Used Car Export Constructing & Research Association of R.O.C. is a nonprofit organization in the auto industry. It established Taiwan's used car export policies and industrial development, and seeks to promote innovations in the automotive export industry. It was founded on December 8, 2014, and is the only used car export association in Taiwan.

History 
On December 18, 2015, the Legislative Yuan officially passed the third reading of the commodity tax act, article 12, section 5. The Ministry of Finance emphasized that the vehicle-retirement program encouraged people to buy new cars and replace their old ones. They believed that this would promote the development of the growing automotive industry, while also reducing energy consumption and decreasing carbon emissions. On January 6, 2016, the Presidential office announced that commodity tax article 12-5 was in force. In October 2016, the Industrial Development Bureau, Ministry of Economic Affairs processed an appraisal report of expenditures on taxes regarding the replacement of old automobiles with new and exporting used cars. They referenced UCECRA's information in providing a model for used car export to various countries such as Singapore, Japan, South Korea, etc.

Milestones 
 December 8, 2014: The association was established with the purpose of promoting the development of Taiwan's (R.O.C.) emerging used car export industry.

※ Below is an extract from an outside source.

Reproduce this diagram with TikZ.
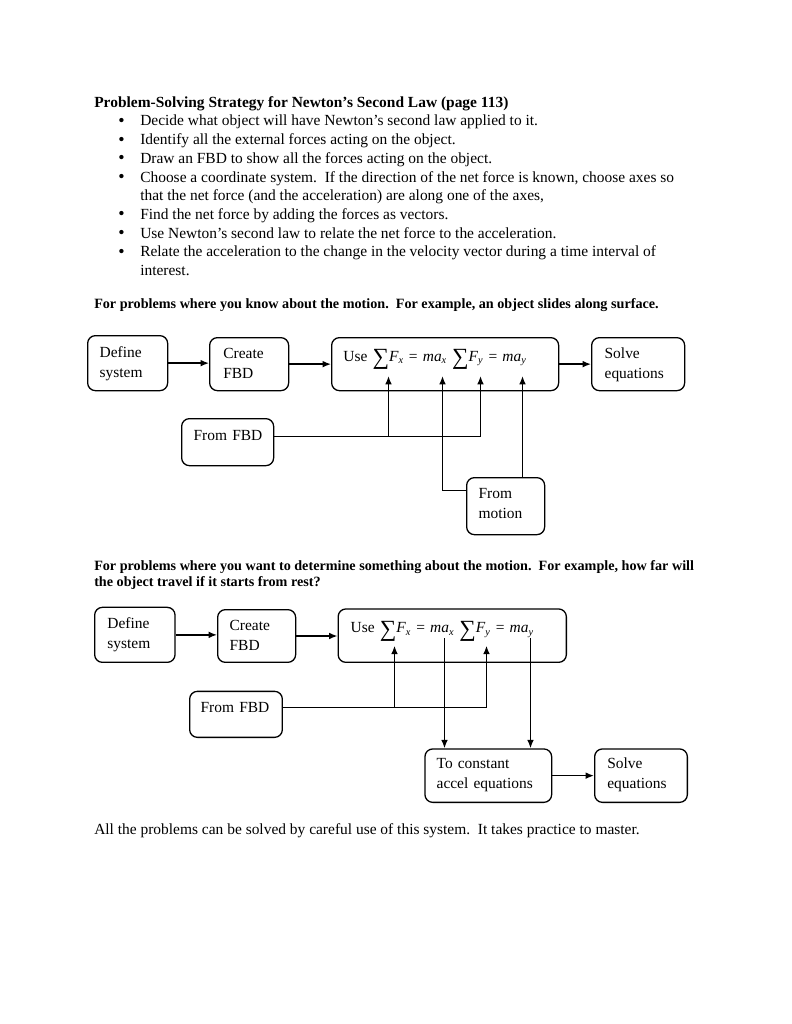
\documentclass[tikz,border=0pt]{standalone}
\usepackage{fontspec}
\setmainfont{Liberation Serif}
\usetikzlibrary{arrows.meta,
                positioning}

\newdimen\pxu
\pxu=0.7737bp
\newcommand\sumsign{\raisebox{-0.2em}{\fontsize{18}{18}\selectfont ∑}}
\newcommand\eqxy[1]{\sumsign\textit{F}\textsubscript{\textit{#1}} = \textit{ma}\textsubscript{\textit{#1}}}
\newcommand\itemdot{\makebox[22\pxu][l]{\raisebox{-0.3bp}{\fontsize{14}{14}\selectfont\textbullet}}}

\tikzset{
    body/.style={font=\fontsize{12}{15}\selectfont, inner sep=0pt, anchor=base west},
    head/.style={font=\fontsize{12}{15}\selectfont\bfseries, inner sep=0pt, anchor=base west},
    note/.style={font=\fontsize{11}{13}\selectfont\bfseries, inner sep=0pt, anchor=base west},
    stepbox/.style={draw, rounded corners=6bp, line width=1bp, anchor=north west,
                    align=left, inner ysep=0pt, font=\fontsize{12}{15.3}\selectfont},
    link/.style={line width=1.1bp, -{Latex[length=6.5bp, width=5.2bp]}},
    wire/.style={line width=1.1bp}
}

\begin{document}
\begin{tikzpicture}[x=\pxu, y=-\pxu]
    \useasboundingbox (0,0) rectangle (791,1024);

    % strategy list
    \node[head] (title) at (94,107.5) {Problem-Solving Strategy for Newton’s Second Law (page 113)};
    \node[body] (b1) at (118,125.8) {\itemdot Decide what object will have Newton’s second law applied to it.};
    \node[body] (b2) at (118,144.8) {\itemdot Identify all the external forces acting on the object.};
    \node[body] (b3) at (118,163.5) {\itemdot Draw an FBD to show all the forces acting on the object.};
    \node[body] (b4) at (118,182.5) {\itemdot Choose a coordinate system.\ \ If the direction of the net force is known, choose axes so};
    \node[body] (b4b) at (140,200.8) {that the net force (and the acceleration) are along one of the axes,};
    \node[body] (b5) at (118,219.2) {\itemdot Find the net force by adding the forces as vectors.};
    \node[body] (b6) at (118,238.2) {\itemdot Use Newton’s second law to relate the net force to the acceleration.};
    \node[body] (b7) at (118,256.8) {\itemdot Relate the acceleration to the change in the velocity vector during a time interval of};
    \node[body] (b7b) at (140,275.2) {interest.};

    \node[note] (known) at (94,308.5) {For problems where you know about the motion.\ \ For example, an object slides along surface.};

    % first chart
    \node[stepbox, text width=56\pxu, inner xsep=12\pxu, text height=22.3\pxu, text depth=32.7\pxu] (def1) at (87,335) {Define\\system};
    \node[stepbox, text width=51.6\pxu, inner xsep=13.7\pxu, text height=21\pxu, text depth=32\pxu] (fbd1) at (209,337) {Create\\FBD};
    \node[stepbox, text width=203.6\pxu, inner xsep=11.7\pxu, text height=23.7\pxu, text depth=29.3\pxu] (use1) at (331,337) {Use \eqxy{x} \eqxy{y}};
    \node[stepbox, text width=67\pxu, inner xsep=13\pxu, text height=21\pxu, text depth=32\pxu] (solve1) at (591,337) {Solve\\equations};
    \node[stepbox, text width=76\pxu, inner xsep=8\pxu, text height=22\pxu, text depth=25\pxu] (from1) at (181,418) {\hspace*{4\pxu}From FBD};
    \node[stepbox, text width=54\pxu, inner xsep=12\pxu, text height=21\pxu, text depth=36\pxu] (mot1) at (466,477) {From\\motion};

    \coordinate (fx1) at (388.5,376);
    \coordinate (fy1) at (480.5,376);
    \coordinate (ax1) at (442.5,376);
    \coordinate (ay1) at (522.5,376);
    \coordinate (bus1) at (480.5,436.5);

    \draw[link] (def1.east) -- (def1.east -| fbd1.west);
    \draw[link] (fbd1.east) -- (fbd1.east -| use1.west);
    \draw[link] (use1.east) -- (use1.east -| solve1.west);
    \draw[wire] (from1.east |- bus1) -- (bus1);
    \draw[link] (bus1) -- (fy1);
    \draw[link] (fx1 |- bus1) -- (fx1);
    \draw[link] (mot1.west |- 0,490.5) -- (ax1 |- 0,490.5) -- (ax1);
    \draw[link] (mot1.north -| ay1) -- (ay1);

    \node[note] (want) at (94,570) {For problems where you want to determine something about the motion.\ \ For example, how far will};
    \node[note] (want2) at (94,586) {the object travel if it starts from rest?};

    % second chart
    \node[stepbox, text width=55\pxu, inner xsep=12.7\pxu, text height=21.6\pxu, text depth=33.4\pxu] (def2) at (94,606.7) {Define\\system};
    \node[stepbox, text width=54\pxu, inner xsep=12\pxu, text height=21\pxu, text depth=31.7\pxu] (fbd2) at (217,609) {Create\\FBD};
    \node[stepbox, text width=203.2\pxu, inner xsep=12.5\pxu, text height=24\pxu, text depth=29.4\pxu] (use2) at (337.5,608.3) {Use \eqxy{x} \eqxy{y}};
    \node[stepbox, text width=76.7\pxu, inner xsep=8\pxu, text height=21\pxu, text depth=25\pxu] (from2) at (189,690.7) {\hspace*{3\pxu}From FBD};
    \node[stepbox, text width=103.3\pxu, inner xsep=11.7\pxu, text height=20\pxu, text depth=33.4\pxu] (const2) at (424.3,748.3) {To constant\\accel equations};
    \node[stepbox, text width=67.3\pxu, inner xsep=12.7\pxu, text height=20\pxu, text depth=33.4\pxu] (solve2) at (594,748.3) {Solve\\equations};

    \coordinate (fx2) at (394.5,645.7);
    \coordinate (fy2) at (486.5,645.7);
    \coordinate (ax2) at (444.5,638);
    \coordinate (ay2) at (530.5,638);
    \coordinate (bus2) at (486.5,707.5);

    \draw[link] (def2.east) -- (def2.east -| fbd2.west);
    \draw[link] (fbd2.east) -- (fbd2.east -| use2.west);
    \draw[wire] (from2.east |- bus2) -- (bus2);
    \draw[link] (bus2) -- (fy2);
    \draw[link] (fx2 |- bus2) -- (fx2);
    \draw[link] (ax2) -- (ax2 |- const2.north);
    \draw[link] (ay2) -- (ay2 |- const2.north);
    \draw[link] (const2.east) -- (const2.east -| solve2.west);

    \node[body] (outro) at (94,834) {All the problems can be solved by careful use of this system.\ \ It takes practice to master.};
\end{tikzpicture}
\end{document}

 December 18, 2015: The Legislative Yuan officially passed the third reading of commodity tax, article 12 section 5.
 January 6, 2016: The Presidential office announced that commodity tax article 12-5 was officially implemented.
 May 16, 2016: The association cohosted “Taiwan's used car export Forum”.
 October 2016: The Industrial Development Bureau and the Ministry of Economic Affairs referenced the association's information in providing a model for used car export.
 September 17, 2018: Bureau of Foreign Trade, Ministry of Economic Affairs referred to the association to provide information on exporting large trucks.